Officials stated that the proposed rule was an overreach that could stifle innovation and competitiveness within the airline sector. This decision effectively ends the push for a federal mandate on direct cash compensation, a policy common in Europe and Canada, where passengers often receive automatic payments for significant disruptions.

Consumer advocates are predictably disappointed, viewing this as a step backward for passenger rights.

They contend that without a clear, enforceable federal mandate, airlines have little incentive to improve punctuality and service, leaving passengers vulnerable to costly disruptions with minimal recourse. The previous proposal was designed to cover costs like meals, hotels, and rebooking fees, in addition to direct compensation for significant delays.

For airlines, the relief is palpable.

Industry groups like Airlines for America (A4A) had consistently lobbied against the rule, highlighting the potential for billions in additional costs annually.

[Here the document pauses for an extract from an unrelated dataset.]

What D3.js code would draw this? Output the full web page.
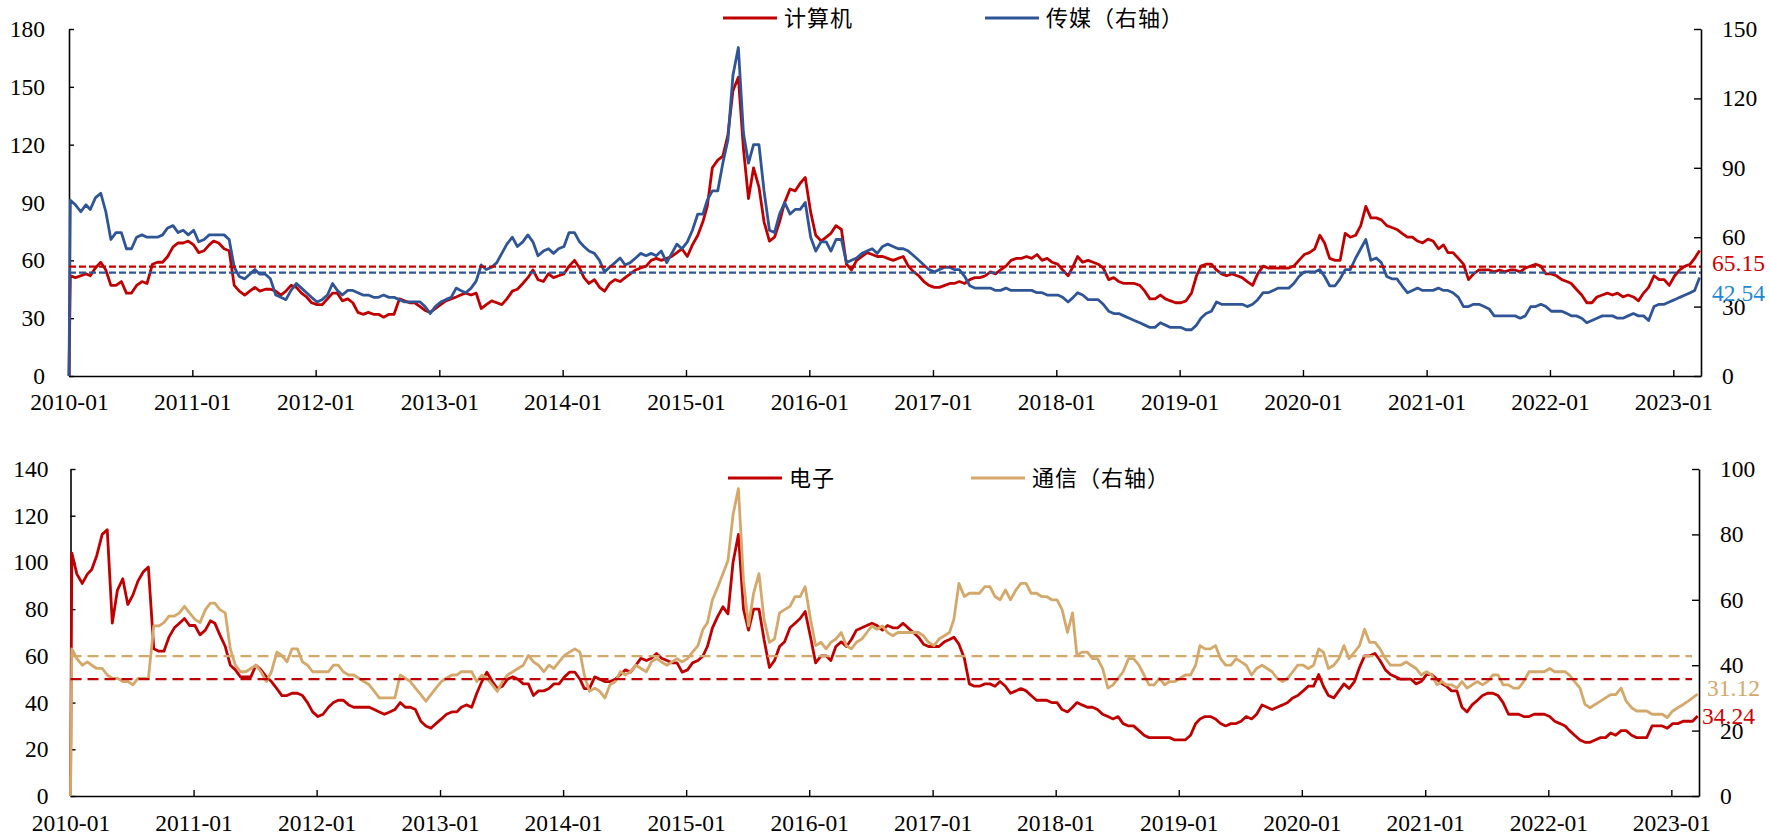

They maintained that such mandates could force airlines to cut routes, increase fares, or reduce services, ultimately harming the consumer experience in other ways.

The focus, they argued, should remain on infrastructure improvements and efficient air traffic control rather than punitive compensation rules.

This policy shift underscores the differing philosophies between the two administrations regarding government intervention in private industry and consumer protection.

While the Biden administration emphasized direct financial accountability for airlines, the Trump administration appears to favor a more hands-off approach, trusting market forces and existing voluntary programs to address passenger concerns. The debate over who should bear the financial brunt of flight disruptions—passengers or airlines—remains a contentious issue, but for now, the airlines have prevailed.